Kong Qiu, connu en Occident sous le nom latinisé de Confucius (du chinois Kong Fuzi, « Maître Kong »), naît vers 551 avant J.-C. à Qufu, dans le royaume de Lu (actuelle province du Shandong). Il appartient à une famille de petite noblesse déchue : son ancêtre Kong Fujia était ministre dans le royaume de Song, mais sa lignée a perdu rang et fortune. Son père, Kong He, meurt quand Confucius n’a que trois ans, laissant sa mère élever seule cet enfant dans des conditions modestes.
Cette origine sociale intermédiaire – ni paysan ni grand aristocrate – influence profondément sa vision du monde. Conscient de la décadence de son époque, marquée par l’effondrement de l’ordre féodal traditionnel et les guerres incessantes entre royaumes, Confucius développe une nostalgie idéalisée pour l’âge d’or des premiers souverains Zhou, période mythique d’harmonie sociale et de vertu politique.

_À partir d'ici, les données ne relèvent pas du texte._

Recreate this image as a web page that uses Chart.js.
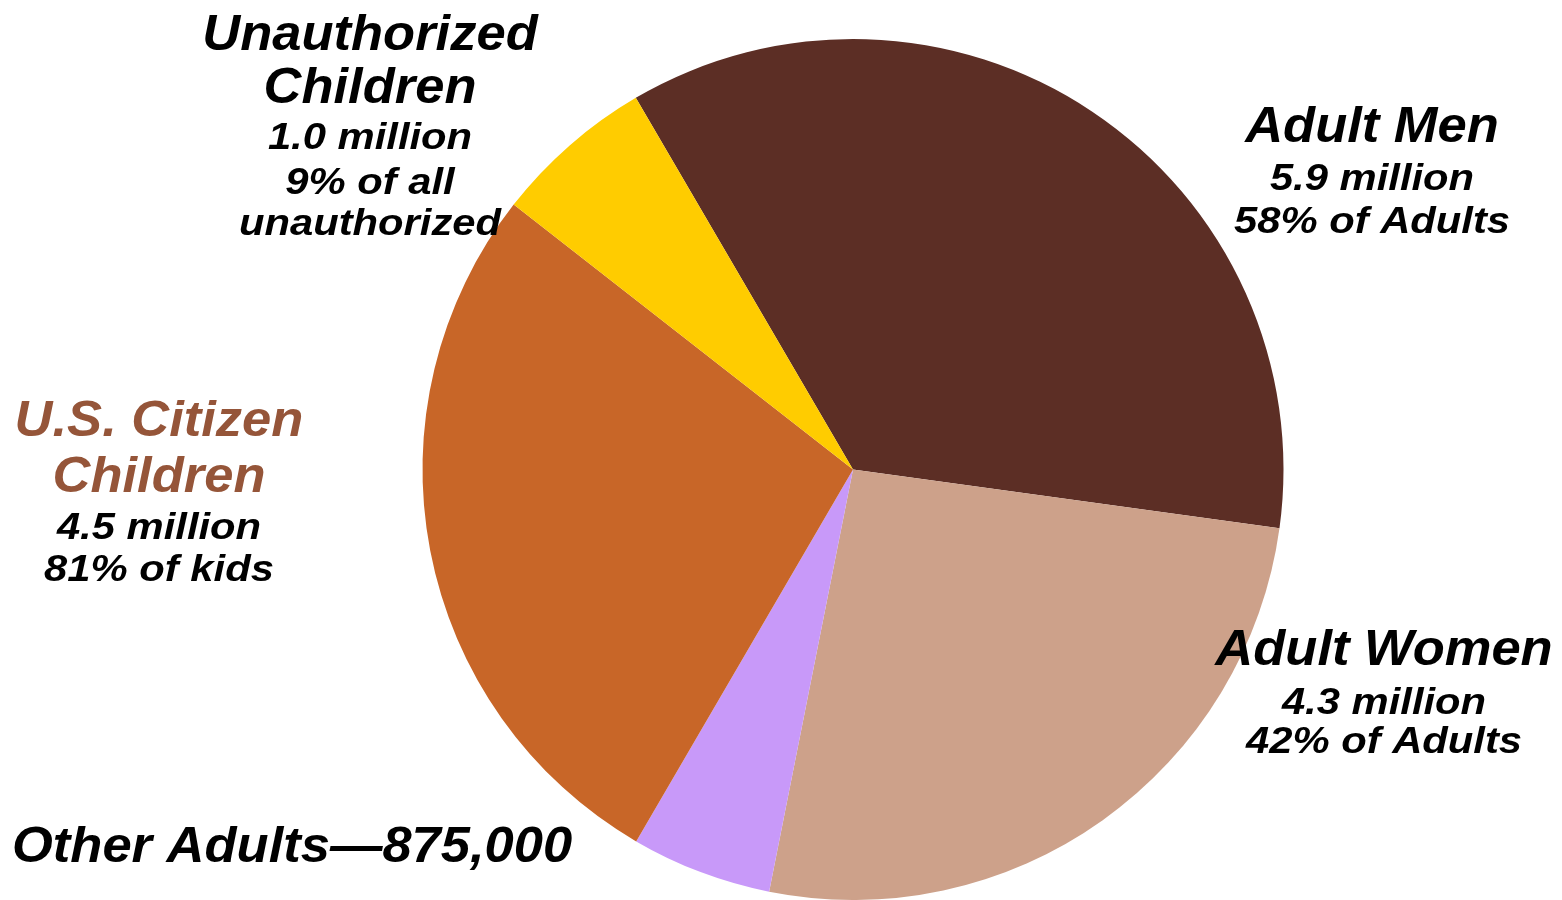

Autodidacte passionné, il acquiert une vaste érudition dans les domaines rituels, musicaux et littéraires qui constituent l’héritage culturel chinois. Vers trente ans, il ouvre une école privée, innovation remarquable dans une société où l’enseignement était traditionnellement réservé à l’aristocratie. Il accueille tout disciple sincère, quelle que soit son origine sociale, pourvu qu’il apporte « un paquet de viande séchée » en guise de rétribution symbolique.

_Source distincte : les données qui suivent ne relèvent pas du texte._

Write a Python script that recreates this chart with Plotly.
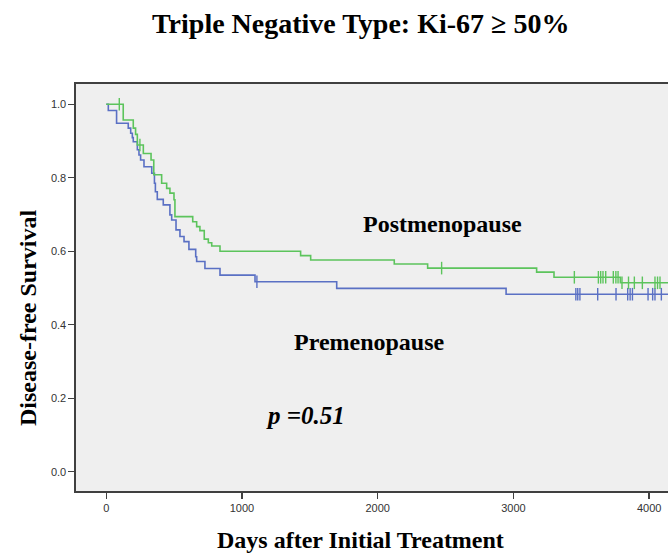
import numpy as np
import plotly.graph_objects as go

# ---- data ----
post_times = [0, 125, 199, 216, 229, 273, 330, 350, 408, 445, 469, 499, 506, 637, 666, 690,
              722, 752, 777, 838, 1432, 1506, 2122, 2368, 3171, 3299, 3788, 4300]
post_surv = [1.0, 0.957, 0.935, 0.918, 0.889, 0.866, 0.848, 0.808, 0.785, 0.771, 0.758, 0.740,
             0.694, 0.680, 0.667, 0.656, 0.633, 0.623, 0.614, 0.600, 0.588, 0.576, 0.565,
             0.554, 0.543, 0.529, 0.514, 0.514]
post_censored = [96, 248, 2471, 3449, 3626, 3643, 3660, 3680, 3736, 3755, 3771, 3800,
                 3848, 3891, 3950, 4043, 4062, 4080]

pre_times = [0, 15, 76, 162, 180, 192, 199, 229, 241, 253, 278, 335, 355, 362, 376, 420, 469,
             482, 514, 543, 573, 609, 659, 666, 727, 838, 1096, 1698, 2946, 4300]
pre_surv = [1.0, 0.983, 0.948, 0.935, 0.921, 0.909, 0.898, 0.876, 0.862, 0.848, 0.830, 0.812,
            0.785, 0.762, 0.741, 0.726, 0.699, 0.685, 0.658, 0.640, 0.626, 0.605, 0.585,
            0.572, 0.553, 0.535, 0.517, 0.499, 0.483, 0.483]
pre_censored = [1110, 3460, 3474, 3490, 3621, 3756, 3842, 3860, 3877, 3992, 4026, 4043, 4090]

x_ticks = [0, 1000, 2000, 3000, 4000]
y_ticks = [0.0, 0.2, 0.4, 0.6, 0.8, 1.0]

GREEN = "#5cc45c"
BLUE = "#5a70c4"


def surv_at(times, surv, t):
    idx = np.searchsorted(np.array(times), np.array(t), side="right") - 1
    return np.array(surv)[idx]


fig = go.Figure()
for times, surv, cens, color, name in [
    (pre_times, pre_surv, pre_censored, BLUE, "Premenopause"),
    (post_times, post_surv, post_censored, GREEN, "Postmenopause"),
]:
    fig.add_trace(go.Scatter(x=times, y=surv, mode="lines", line=dict(color=color, width=1.6, shape="hv"),
                             name=name, showlegend=False, hoverinfo="skip"))
    fig.add_trace(go.Scatter(x=cens, y=surv_at(times, surv, cens), mode="markers",
                             marker=dict(symbol="line-ns", size=9, line=dict(color=color, width=1.4)),
                             showlegend=False, hoverinfo="skip"))

serif = "Liberation Serif, Times New Roman, serif"
axcol = "#404040"
tickfont = dict(family="Liberation Sans, Arial, sans-serif", size=11, color="#333")

PW = 592.0  # plot-area width in px
PH = 407.0  # plot-area height in px

fig.update_layout(
    width=668, height=554, autosize=False,
    margin=dict(l=76, r=0, t=84, b=63),
    paper_bgcolor="white", plot_bgcolor="#efefef",
    xaxis=dict(range=[-223, 4139], tickvals=x_ticks, ticktext=[str(v) for v in x_ticks],
               showgrid=False, zeroline=False, showline=True, linecolor=axcol, linewidth=1.6,
               mirror=True, ticks="outside", ticklen=6, tickwidth=1.4, tickcolor=axcol,
               tickfont=tickfont),
    yaxis=dict(range=[-0.0525, 1.055], tickvals=y_ticks, ticktext=[f"{v:.1f}" for v in y_ticks],
               showgrid=False, zeroline=False, showline=True, linecolor=axcol, linewidth=1.6,
               ticks="outside", ticklen=6, tickwidth=1.4, tickcolor=axcol,
               tickfont=tickfont),
    annotations=[
        dict(text="<b>Triple Negative Type: Ki-67 ≥ 50%</b>", xref="paper", yref="paper",
             x=(360 - 76) / PW, y=(491 - 23) / PH, xanchor="center", yanchor="middle",
             showarrow=False, font=dict(family=serif, size=28, color="black")),
        dict(text="<b>Days after Initial Treatment</b>", xref="paper", yref="paper",
             x=(360 - 76) / PW, y=(491 - 540) / PH, xanchor="center", yanchor="middle",
             showarrow=False, font=dict(family=serif, size=24, color="black")),
        dict(text="<b>Disease-free Survival</b>", xref="paper", yref="paper", textangle=-90,
             x=(28 - 76) / PW, y=(491 - 318) / PH, xanchor="center", yanchor="middle",
             showarrow=False, font=dict(family=serif, size=24, color="black")),
        dict(text="<b>Postmenopause</b>", xref="x", yref="y", x=2481, y=0.674,
             xanchor="center", yanchor="middle", showarrow=False,
             font=dict(family=serif, size=24, color="black")),
        dict(text="<b>Premenopause</b>", xref="x", yref="y", x=1942, y=0.353,
             xanchor="center", yanchor="middle", showarrow=False,
             font=dict(family=serif, size=24, color="black")),
        dict(text="<b><i>p =0.51</i></b>", xref="x", yref="y", x=1471, y=0.152,
             xanchor="center", yanchor="middle", showarrow=False,
             font=dict(family=serif, size=25, color="black")),
    ],
)

# remove the default page margin / scrollbars so the figure fills the window exactly
fig.write_html(
    "out.html",
    config={"displayModeBar": False, "staticPlot": True},
    post_script="document.body.style.margin='0';document.body.style.overflow='hidden';"
                "document.documentElement.style.overflow='hidden';",
)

Sa pédagogie révolutionne l’éducation chinoise. Rejetant l’apprentissage mécanique, Confucius privilégie la réflexion personnelle et l’échange maïeutique avec ses disciples. « Je n’ouvre la voie qu’à celui qui brûle de connaître, je n’aide à s’exprimer que celui qui s’efforce de formuler sa pensée », déclare-t-il. Cette méthode forme une génération d’hommes cultivés qui propagent son enseignement à travers la Chine.
Vers cinquante ans, Confucius obtient des responsabilités politiques dans son royaume natal de Lu, gravissant les échelons jusqu’au poste de ministre de la Justice. Ses réformes moralisatrices et sa lutte contre la corruption lui valent l’hostilité des grands feudataires. Contraint à l’exil vers 497, il entame un périple de quatorze années à travers les royaumes chinois, cherchant vainement un souverain disposé à appliquer ses principes de gouvernement vertueux.
Sa doctrine politique repose sur la notion de ren (bienveillance, humanité), vertu cardinale qui doit animer le gouvernant. Le junzi (homme de bien, gentleman) gouverne par l’exemple moral plutôt que par la force. Cette conception idéaliste du pouvoir, qui fait primer l’éthique sur l’efficacité, explique ses échecs politiques dans un monde dominé par la realpolitik.
Le système confucéen s’articule autour de concepts-clés qui structurent l’ordre social idéal. Le li (rituel, bienséance) règle les relations humaines selon un protocole minutieux qui exprime l’harmonie cosmique. La piété filiale (xiao) fonde la morale familiale et, par extension, la loyauté politique. La rectification des noms (zhengming) exige que chaque être corresponde à son essence : « Que le prince soit prince, le ministre ministre, le père père, le fils fils. »
Sa philosophie de l’éducation fait de l’homme un être perfectible par l’étude et la culture de soi. « Par nature, les hommes sont proches ; par l’éducation, ils s’éloignent », observe-t-il, soulignant l’importance cruciale de la formation morale. L’idéal du junzi conjugue savoir livresque et cultivation intérieure, compétence technique et élégance éthique.
Rentré à Lu vers 484, Confucius consacre ses dernières années à l’enseignement et à l’édition des classiques anciens. Il meurt en 479, convaincu d’avoir échoué dans sa mission réformatrice. Ses disciples recueillent ses paroles dans les Entretiens (Lunyu), texte fondateur qui transmet sa sagesse aux générations futures.
Son influence posthume dépasse infiniment son impact de son vivant. Sous les Han (206 av. J.-C. – 220 ap. J.-C.), le confucianisme devient doctrine officielle de l’Empire chinois. Les examens mandarinaux, basés sur l’étude des classiques confucéens, forment pendant deux millénaires l’élite administrative chinoise. Confucius façonne ainsi profondément la civilisation chinoise, coréenne, japonaise et vietnamienne.
Philosophe de la mesure et de l’harmonie sociale, Confucius incarne un humanisme pragmatique qui privilégie l’éthique quotidienne sur la spéculation métaphysique. Sa sagesse, nourrie d’une profonde connaissance de la nature humaine, continue d’inspirer la quête d’un ordre social juste et harmonieux.